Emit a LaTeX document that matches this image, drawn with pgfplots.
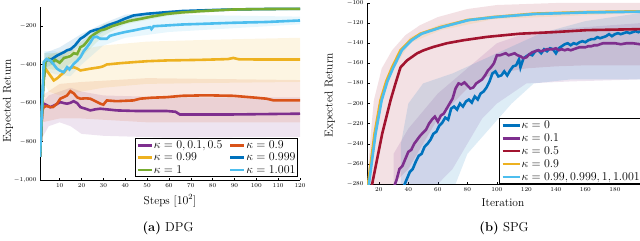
\documentclass[border=0pt]{standalone}
\usepackage{pgfplots}
\pgfplotsset{compat=1.18}
\definecolor{mpurple}{RGB}{126,47,142}
\definecolor{morange}{RGB}{217,83,25}
\definecolor{myellow}{RGB}{237,177,32}
\definecolor{mblue}{RGB}{0,114,189}
\definecolor{mgreen}{RGB}{119,172,48}
\definecolor{mcyan}{RGB}{77,190,238}
\definecolor{mred}{RGB}{162,20,47}
\pgfplotsset{
  common/.style={
    scale only axis,
    axis lines*=left,
    axis line style={black, line width=0.6bp},
    tick style={black, line width=0.5bp},
    major tick length=2.5bp,
    tick align=inside,
    ticklabel style={font=\fontsize{6}{7}\selectfont},
    label style={font=\fontsize{11.5}{13}\selectfont},
    every axis plot/.append style={line width=2.6bp},
    legend style={font=\fontsize{12.3}{13}\selectfont, draw=black, line width=0.7bp, fill=white, inner sep=1.5bp, row sep=2bp, nodes={inner sep=0.6bp}},
    legend cell align=left,
    legend image code/.code={\draw[line width=2.6bp,#1] (0bp,0bp) -- (14bp,0bp);},
  },
  band/.style={draw=none, fill=#1, fill opacity=0.13, forget plot, line width=0pt},
}
\begin{document}
\begin{tikzpicture}[x=1bp,y=1bp]
\useasboundingbox (0,0) rectangle (640,240);
% ---------------- (a) DPG ----------------
\begin{axis}[common,
  at={(40bp,60bp)}, anchor=south west,
  width=260bp, height=173bp,
  xmin=1, xmax=120, ymin=-1000, ymax=-100,
  xtick={10,20,...,120}, ytick={-1000,-800,-600,-400,-200},
  xlabel={Steps [$10^2$]}, ylabel={Expected Return},
  xlabel style={at={(axis description cs:0.5,-0.12)}, anchor=center},
  ylabel style={at={(axis description cs:-0.123,0.457)}, anchor=center},
  legend columns=2,
  legend style={at={(0.992,0.017)}, anchor=south east, /tikz/every even column/.append style={column sep=6bp}},
]
% bands
\addplot[band=mpurple] coordinates {(2,-600)(5,-560)(10,-540)(15,-520)(20,-540)(30,-560)(60,-570)(120,-570)(120,-775)(60,-780)(30,-770)(20,-760)(15,-720)(10,-700)(5,-720)(2,-780)};
\addplot[band=morange] coordinates {(2,-560)(10,-500)(20,-490)(50,-470)(120,-480)(120,-700)(50,-700)(20,-680)(10,-680)(2,-700)};
\addplot[band=myellow] coordinates {(2,-380)(5,-350)(10,-330)(20,-320)(30,-300)(50,-280)(80,-270)(120,-260)(120,-490)(80,-495)(50,-500)(30,-520)(20,-540)(10,-560)(5,-540)(2,-480)};
\addplot[band=mgreen] coordinates {(3,-340)(10,-340)(20,-280)(30,-190)(40,-160)(60,-125)(90,-108)(120,-105)(120,-115)(90,-118)(60,-145)(40,-190)(30,-250)(20,-360)(10,-430)(3,-420)};
\addplot[band=mblue] coordinates {(3,-340)(10,-310)(20,-240)(30,-185)(40,-140)(60,-120)(90,-108)(120,-105)(120,-115)(90,-118)(60,-135)(40,-170)(30,-230)(20,-300)(10,-380)(3,-420)};
\addplot[band=mcyan] coordinates {(3,-330)(8,-330)(15,-370)(20,-310)(25,-230)(30,-200)(40,-150)(60,-140)(120,-150)(120,-190)(60,-230)(40,-260)(30,-300)(20,-400)(15,-460)(8,-450)(3,-430)};
% lines
\addplot[mpurple] coordinates {(1,-880)(2,-620)(2.7,-603)(4,-610)(5.7,-621)(7.5,-612)(10.3,-595)(12,-600)(13.4,-603)(15,-598)(16.4,-590)(18,-600)(19.5,-621)(22,-630)(24,-638)(26.5,-632)(28.6,-629)(32,-633)(36.2,-638)(45,-641)(59,-641)(63,-645)(65,-659)(89.5,-659)(120,-655)};
\addlegendentry{$\kappa=0, 0.1, 0.5$}
\addplot[morange] coordinates {(1,-880)(2,-640)(2.7,-621)(4,-615)(5.7,-621)(7,-620)(8.8,-603)(10.3,-577)(12,-568)(13.4,-560)(14.9,-538)(16.5,-550)(18,-570)(19.5,-577)(22,-575)(24,-577)(26,-588)(28.6,-603)(30,-608)(31.6,-586)(36,-590)(43.8,-586)(46.8,-577)(52,-572)(59,-569)(66,-562)(74.2,-560)(80,-560)(89.5,-562)(100,-572)(104.7,-577)(108,-586)(120,-586)};
\addlegendentry{$\kappa=0.9$}
\addplot[myellow] coordinates {(1,-880)(2.5,-480)(3.5,-421)(5.7,-456)(7.3,-482)(9,-470)(10.3,-456)(12,-440)(13.4,-421)(14.5,-418)(16.4,-413)(18,-420)(19.5,-430)(22,-425)(24,-421)(28.6,-413)(30,-408)(31.6,-399)(38,-392)(43.8,-387)(50,-382)(59,-378)(74.2,-375)(87,-371)(89.5,-365)(92,-372)(100,-373)(120,-373)};
\addlegendentry{$\kappa=0.99$}
\addplot[mblue] coordinates {(1,-880)(2.5,-500)(3.5,-380)(5,-375)(6.5,-370)(8.5,-355)(10.3,-344)(12,-335)(13.4,-325)(15,-320)(17,-300)(19.5,-265)(21,-255)(24,-228)(26,-220)(28.6,-213)(32,-195)(36.2,-179)(40,-160)(43.8,-144)(50,-135)(59,-127)(66,-121)(74,-118)(82,-115)(89.5,-113)(100,-111)(110,-110)(120,-110)};
\addlegendentry{$\kappa=0.999$}
\addplot[mgreen] coordinates {(1,-880)(2.5,-500)(3.5,-380)(5,-370)(6.5,-390)(8,-375)(10,-390)(12,-365)(13.4,-361)(15,-355)(16.5,-340)(18,-345)(19.5,-309)(21,-300)(22.5,-280)(24,-257)(26,-240)(28.6,-222)(31,-215)(34,-200)(37.5,-187)(42,-172)(46.8,-162)(52,-150)(59,-136)(66,-128)(74,-122)(82,-117)(89.5,-113)(100,-111)(110,-110)(120,-110)};
\addlegendentry{$\kappa=1$}
\addplot[mcyan] coordinates {(1,-880)(2.7,-387)(4,-370)(5.7,-378)(7,-395)(8.8,-421)(10,-430)(11.8,-439)(13.4,-413)(14.5,-425)(16.4,-396)(18,-380)(19.5,-361)(21,-330)(22.5,-309)(24,-285)(25.5,-257)(27,-255)(28.6,-265)(31.6,-265)(33,-250)(36.2,-240)(40,-230)(43.8,-222)(48,-212)(51.4,-205)(52,-215)(53,-200)(59,-196)(66,-191)(74.2,-188)(89.5,-182)(104.7,-178)(120,-170)};
\addlegendentry{$\kappa=1.001$}
\end{axis}
% ---------------- (b) SPG ----------------
\begin{axis}[common,
  at={(367bp,56bp)}, anchor=south west,
  width=273bp, height=181bp,
  xmin=12, xmax=197, ymin=-280, ymax=-100,
  xtick={20,40,...,180}, ytick={-280,-260,...,-100},
  xlabel={Iteration}, ylabel={Expected Return},
  xlabel style={at={(axis description cs:0.498,-0.105)}, anchor=center},
  ylabel style={at={(axis description cs:-0.136,0.49)}, anchor=center},
  legend style={at={(1.008,0.0)}, anchor=south east, font=\fontsize{13}{14}\selectfont, row sep=2.5bp},
  legend image code/.code={\draw[line width=2.6bp,#1] (0bp,0bp) -- (17bp,0bp);},
]
\addplot[band=mred] coordinates {(12,-280)(14,-240)(16.6,-197)(22,-165)(29,-147)(38,-132)(48,-122)(60,-114)(80,-106)(100,-102)(140,-100)(197,-100)(197,-162)(160,-162)(140,-163)(120,-165)(100,-170)(90,-175)(80,-185)(70,-200)(60,-215)(50,-240)(40,-265)(30,-280)};
\addplot[band=mpurple] coordinates {(30,-250)(40,-225)(60,-190)(80,-165)(100,-140)(120,-130)(150,-125)(197,-120)(197,-176)(150,-178)(120,-180)(100,-200)(90,-215)(80,-240)(70,-265)(60,-280)(30,-280)};
\addplot[band=mblue] coordinates {(35,-240)(40,-200)(50,-180)(70,-170)(100,-150)(130,-130)(160,-118)(197,-110)(197,-176)(150,-176)(125,-180)(110,-200)(95,-225)(80,-250)(72,-280)(35,-280)};
\addplot[band=myellow] coordinates {(11,-310)(17,-225)(21,-192)(29,-160)(41,-134)(62,-121)(98,-112)(197,-107)(197,-110)(98,-116)(62,-127)(41,-140)(29,-168)(21,-202)(17,-235)(12,-320)};
% lines
\addplot[mblue] coordinates {(37,-282)(39,-275)(41,-268)(43,-265)(45,-258)(47,-252)(49,-250)(51,-243)(53,-240)(55,-236)(57,-230)(59,-228)(61,-222)(63,-219)(65,-214)(67,-216)(69,-205)(71,-203)(73,-206)(75,-200)(77,-203)(79,-198)(81,-196)(83,-199)(85,-193)(87,-196)(89,-190)(91,-188)(93,-184)(95,-178)(97,-170)(99,-168)(101,-173)(103,-172)(105,-168)(107,-172)(109,-167)(111,-163)(113,-162)(115,-156)(116,-164)(118,-155)(120,-153)(122,-151)(124,-152)(126,-148)(128,-147)(130,-150)(132,-146)(134,-148)(136,-145)(138,-146)(140,-150)(142,-145)(144,-143)(146,-141)(148,-140)(150,-142)(152,-140)(154,-141)(156,-139)(158,-138)(160,-139)(162,-137)(164,-136)(166,-136)(168,-134)(170,-135)(172,-134)(174,-133)(176,-131)(178,-133)(180,-131)(182,-130)(184,-131)(186,-130)(188,-129)(190,-130)(192,-129)(194,-128)(196,-129)(197,-128)};
\addlegendentry{$\kappa=0$}
\addplot[mpurple] coordinates {(30,-284)(32,-276)(34,-265)(36,-262)(38,-255)(40,-248)(42,-246)(44,-240)(46,-236)(48,-232)(50,-229)(52,-226)(54,-220)(56,-216)(58,-213)(60,-218)(62,-212)(64,-210)(66,-205)(68,-200)(70,-195)(72,-185)(74,-180)(76,-181)(78,-179)(80,-182)(82,-185)(84,-184)(86,-180)(88,-178)(90,-176)(92,-172)(94,-167)(96,-164)(98,-160)(100,-152)(102,-152)(104,-151)(106,-150)(108,-152)(110,-151)(112,-150)(114,-152)(116,-153)(118,-155)(120,-154)(122,-151)(124,-149)(126,-148)(128,-147)(130,-148)(132,-147)(134,-146)(136,-146)(138,-146)(140,-145)(142,-147)(144,-146)(146,-147)(148,-146)(150,-147)(152,-146)(154,-145)(156,-144)(158,-144)(160,-144)(162,-143)(164,-143)(166,-142)(168,-142)(170,-141)(172,-140)(176,-140)(180,-140)(184,-141)(188,-140)(192,-140)(197,-141)};
\addlegendentry{$\kappa=0.1$}
\addplot[mred] coordinates {(14,-300)(15.5,-280)(22.3,-230)(27.9,-197)(31.3,-180)(34.7,-164)(39.2,-157)(46,-150)(50.4,-147)(57.2,-143.6)(66.2,-140)(77.5,-137)(93.3,-133.7)(115.8,-130.5)(138.3,-129)(160.9,-127)(196.9,-126)};
\addlegendentry{$\kappa=0.5$}
\addplot[myellow] coordinates {(11,-320)(12.8,-279)(17.1,-230)(21.1,-197)(25,-178)(29,-164)(34.7,-147)(41.4,-137)(48.2,-130.5)(61.7,-124)(79.8,-117)(97.8,-114)(124.8,-110.6)(160.9,-109)(196.9,-108.3)};
\addlegendentry{$\kappa=0.9$}
\addplot[mcyan] coordinates {(11.6,-320)(13.4,-279)(17.8,-230)(21.9,-197)(25.8,-178)(29.9,-164)(35.6,-147)(42.3,-137)(49.2,-130.5)(62.8,-124)(81,-117)(99,-114)(126,-110.9)(161,-109.4)(197,-108.7)};
\addlegendentry{$\kappa=0.99, 0.999, 1, 1.001$}
\end{axis}
\node[font=\fontsize{13}{15}\selectfont] at (168,12) {\textbf{(a)} DPG};
\node[font=\fontsize{13}{15}\selectfont] at (504,12) {\textbf{(b)} SPG};
\end{tikzpicture}
\end{document}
————
Work to do:
Copy out every line of the data that includes the word "image".

Response to the task:
Emit a LaTeX document that matches this image, drawn with pgfplots.
    legend image code/.code={\draw[line width=2.6bp,#1] (0bp,0bp) -- (14bp,0bp);},
  legend image code/.code={\draw[line width=2.6bp,#1] (0bp,0bp) -- (17bp,0bp);},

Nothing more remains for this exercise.